Expected. In a 2-node Raft cluster, both nodes must be up for the cluster to be functional. This is normal for any consensus/quorum system. 3 nodes are required to tolerate a node failure.
Thanks for the detailed answer! The first two points make sense, we will change that. Regarding the ports however we are not 100% sure. We did that because we’re using traefik as a reverse proxy and traefik doesn’t allow ports 8000 and 8001, so we did this as a fix. Do you think there is a better way? Thanks again for your answer, that’s really helpful!
8000 and 8001 are irrelevant to Vault. Vault’s ports are 8200 and 8201.
Although I am not familiar with Traefik, it seems implausible that a general purpose piece of software would forbid specific port numbers.
Vault’s internal cluster communication on port 8201 should go nowhere near any proxies - it is strictly from one Vault node directly to another Vault node.
When Vault is run behind a reverse proxy, it is appropriate to set api_addr to the address of the reverse proxy, which may involve a different port number - see High Availability | Vault | HashiCorp Developer
And when we try to access hashi-vault-1.domain.tld/cluster (for all vaults) we get the following error, which is shown as a 404 error in the console:
What is supposed to happen when trying to access the address we set as the cluster address?

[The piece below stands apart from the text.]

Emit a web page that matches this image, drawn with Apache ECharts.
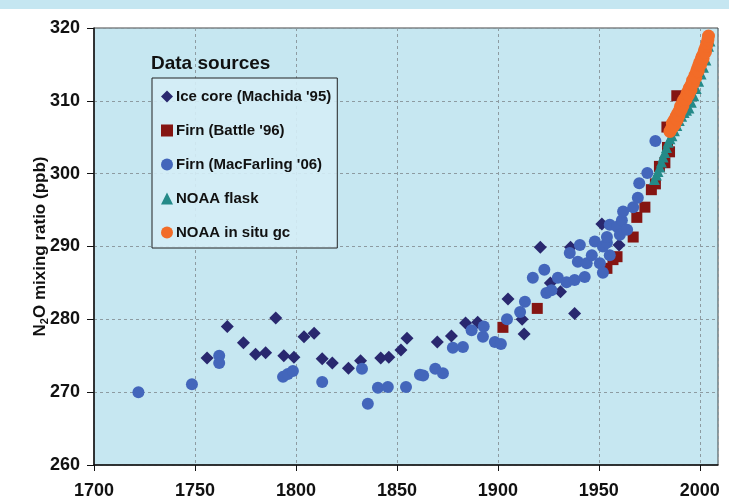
<!DOCTYPE html>
<html>
<head>
<meta charset="utf-8">
<script src="https://cdn.jsdelivr.net/npm/echarts@6/dist/echarts.min.js"></script>
<style>
  html, body { margin: 0; padding: 0; background: #fff; }
  #main { width: 729px; height: 503px; }
</style>
</head>
<body>
<div id="main"></div>
<script>
// N2O 数据 [year, ppb]
var iceCore = [
  [1756, 274.7], [1766, 279.0], [1774, 276.8], [1780, 275.2], [1785, 275.4],
  [1790, 280.2], [1794, 275.0], [1799, 274.8], [1804, 277.6], [1809, 278.1],
  [1813, 274.6], [1818, 274.0], [1826, 273.3], [1832, 274.3], [1842, 274.7],
  [1846, 274.8], [1852, 275.8], [1855, 277.4], [1870, 276.9], [1877, 277.7],
  [1884, 279.5], [1890, 279.6], [1905, 282.8], [1912, 280.0], [1913, 278.0],
  [1921, 289.9], [1926, 285.0], [1931, 283.8], [1936, 289.9], [1938, 280.8],
  [1951.5, 293.1], [1960, 290.2]
];
var firnBattle = [
  [1902.5, 278.9], [1919.5, 281.5], [1954, 287.0], [1957, 288.2], [1959, 288.6],
  [1967, 291.3], [1968.8, 294.0], [1972.8, 295.4], [1976, 297.8], [1978, 298.6],
  [1980, 301.0], [1982.7, 301.5], [1985, 303.0], [1984, 303.6], [1983.7, 306.4],
  [1988.6, 310.7]
];
var firnMacFarling = [
  [1722, 270.0], [1748.5, 271.1], [1762, 275.0], [1762, 274.0], [1793.6, 272.1],
  [1796, 272.5], [1798.5, 272.9], [1813, 271.4], [1832.7, 273.2], [1835.6, 268.4],
  [1840.6, 270.6], [1845.5, 270.7], [1854.5, 270.7], [1861.4, 272.4], [1863, 272.3],
  [1869, 273.2], [1872.8, 272.6], [1877.7, 276.1], [1882.7, 276.2], [1887, 278.5],
  [1892.6, 277.6], [1893, 279.0], [1898.5, 276.9], [1901.5, 276.6], [1904.5, 280.0],
  [1911, 281.0], [1913.4, 282.4], [1917.3, 285.7], [1923, 286.8], [1924, 283.6],
  [1926.5, 284.0], [1929.7, 285.7], [1934, 285.1], [1938, 285.4], [1935.6, 289.1],
  [1939.6, 287.9], [1940.6, 290.2], [1943, 285.8], [1944, 287.7], [1946.5, 288.8],
  [1948, 290.7], [1950.5, 287.7], [1952, 286.4], [1952, 290.0], [1954, 290.5],
  [1954, 291.3], [1955.4, 288.8], [1955.4, 293.0], [1959, 292.7], [1960.4, 291.6],
  [1961.4, 293.6], [1962, 294.8], [1964, 292.3], [1967, 295.4], [1969.3, 296.7],
  [1970, 298.7], [1974, 300.1], [1978, 304.5]
];
var noaaFlask = [
  [1977.5, 299.2], [1978.5, 299.8], [1979.3, 300.3], [1980.2, 300.9], [1981, 301.6],
  [1981.8, 302.3], [1982.6, 302.9], [1983.5, 303.6], [1984.3, 304.3], [1985.2, 304.8],
  [1986.2, 305.2], [1987.4, 305.9], [1988.6, 306.6], [1989.8, 307.3], [1991, 307.9],
  [1992.2, 308.4], [1993.4, 308.7], [1994.6, 309.0], [1995.8, 309.8], [1997, 310.7],
  [1998.2, 311.7], [1999.4, 312.7], [2000.6, 313.7], [2001.8, 314.6], [2003, 315.6],
  [2004.3, 317.5], [2005, 318.2]
];
var noaaInSitu = [
  [1985.2, 305.8], [1986.0, 306.2], [1986.4, 306.9], [1986.8, 306.5], [1987.2, 307.3],
  [1987.6, 306.8], [1988.0, 307.6], [1988.4, 307.9], [1988.8, 307.4], [1989.2, 308.3],
  [1989.6, 308.0], [1990.0, 308.7], [1990.4, 309.2], [1990.8, 308.8], [1991.2, 309.6],
  [1991.6, 309.3], [1992.0, 310.1], [1992.4, 310.0], [1992.8, 310.4], [1993.2, 310.2],
  [1993.6, 310.9], [1994.0, 311.2], [1994.4, 310.8], [1994.8, 311.7], [1995.2, 311.9],
  [1995.6, 311.5], [1996.0, 312.3], [1996.4, 312.8], [1996.8, 312.4], [1997.2, 313.1],
  [1997.6, 313.5], [1998.0, 313.2], [1998.4, 314.0], [1998.8, 314.4], [1999.2, 314.1],
  [1999.6, 314.9], [2000.0, 315.3], [2000.4, 315.0], [2000.8, 315.8], [2001.2, 316.1],
  [2001.6, 315.8], [2002.0, 316.6], [2002.4, 317.0], [2002.8, 316.7], [2003.2, 317.5],
  [2003.6, 317.9], [2004.0, 318.4], [2004.3, 318.9]
];
var seriesNames = ['Ice core (Machida \'95)', 'Firn (Battle \'96)', 'Firn (MacFarling \'06)', 'NOAA flask', 'NOAA in situ gc'];

var chart = echarts.init(document.getElementById('main'));

var labelFont = 'Arial, "Liberation Sans", sans-serif';

var option = {
  backgroundColor: '#fff',
  animation: false,
  graphic: [
    {
      type: 'rect',
      left: 0, top: 0,
      shape: { width: 729, height: 9 },
      style: { fill: '#c5e6f1' },
      silent: true
    }
  ],
  title: {
    text: 'Data sources',
    left: 151,
    top: 54,
    padding: 0,
    textStyle: { fontFamily: labelFont, fontSize: 19, fontWeight: 'bold', color: '#111' }
  },
  grid: {
    left: 94,
    right: 11,
    top: 28,
    bottom: 38,
    show: true,
    backgroundColor: '#c6e7f1',
    borderColor: '#444',
    borderWidth: 1
  },
  legend: {
    orient: 'vertical',
    left: 152,
    top: 78,
    padding: [11, 6, 8, 9],
    itemGap: 19,
    itemWidth: 12,
    itemHeight: 12,
    backgroundColor: 'rgba(212,237,246,0.9)',
    borderColor: '#222',
    borderWidth: 1,
    data: seriesNames,
    textStyle: { fontFamily: labelFont, fontSize: 15, fontWeight: 'bold', color: '#111', padding: [0, 0, 0, -2] }
  },
  xAxis: {
    type: 'value',
    min: 1700,
    max: 2009,
    interval: 50,
    axisLine: { lineStyle: { color: '#111', width: 1.5 } },
    axisTick: { show: true, length: 6, lineStyle: { color: '#111' } },
    axisLabel: {
      showMaxLabel: false,
      margin: 17,
      color: '#111',
      fontFamily: labelFont,
      fontSize: 18,
      fontWeight: 'bold',
      formatter: function (v) { return String(v); }
    },
    splitLine: { show: true, lineStyle: { color: '#8d9ba1', type: [3, 3], width: 1 } }
  },
  yAxis: {
    type: 'value',
    min: 260,
    max: 320,
    interval: 10,
    name: '{n|N}{s|2}{n|O mixing ratio (ppb)}',
    nameLocation: 'middle',
    nameGap: 44,
    nameMoveOverlap: false,
    nameTextStyle: {
      rich: {
        n: { fontFamily: labelFont, fontSize: 17, fontWeight: 'bold', color: '#111' },
        s: { fontFamily: labelFont, fontSize: 11, fontWeight: 'bold', color: '#111', padding: [8, 0, 0, 0] }
      }
    },
    axisLine: { show: true, lineStyle: { color: '#111', width: 1.5 } },
    axisTick: { show: true, length: 7, lineStyle: { color: '#111' } },
    axisLabel: {
      margin: 14,
      color: '#111',
      fontFamily: labelFont,
      fontSize: 18,
      fontWeight: 'bold'
    },
    splitLine: { show: true, lineStyle: { color: '#8d9ba1', type: [3, 3], width: 1 } }
  },
  series: [
    {
      name: seriesNames[0],
      type: 'scatter',
      symbol: 'diamond',
      symbolSize: 13,
      itemStyle: { color: '#29286f', opacity: 1 },
      data: iceCore
    },
    {
      name: seriesNames[1],
      type: 'scatter',
      symbol: 'rect',
      symbolSize: 11,
      itemStyle: { color: '#851512', opacity: 1 },
      data: firnBattle
    },
    {
      name: seriesNames[2],
      type: 'scatter',
      symbol: 'circle',
      symbolSize: 12,
      itemStyle: { color: '#4366bb', opacity: 1 },
      data: firnMacFarling
    },
    {
      name: seriesNames[3],
      type: 'scatter',
      symbol: 'triangle',
      symbolSize: 11,
      itemStyle: { color: '#248a88', opacity: 1 },
      data: noaaFlask
    },
    {
      name: seriesNames[4],
      type: 'scatter',
      symbol: 'circle',
      symbolSize: 13,
      itemStyle: { color: '#f26c28', opacity: 1 },
      data: noaaInSitu
    }
  ]
};
chart.setOption(option);
</script>
</body>
</html>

We still get the same errors, especially this one makes us wonder if this is a hint to the problem we’re having: storage.raft: failed to appendEntries to: peer="{Nonvoter node1 hashi-vault-1.domain.tld}" error="dial tcp: address hashi-vault-1.domain.tld: missing port in address"
We also get the following warning:
[WARN] storage.raft: heartbeat timeout reached, not part of a stable configuration or a non-voter, not triggering a leader election
Thanks for your response. We are almost there, our cluster is now working but we have one question left:
Why do we need to use https for the cluster_addr? I thought that if we disable TLS, we wouldn’t need https. We don’t have any certs so how would that work?
Because Vault always HTTPS for its internal clustering traffic - no exceptions. disable_tls does not apply. It generates its own internal certificates which the user is not allowed to override, nor expected to ever interact with.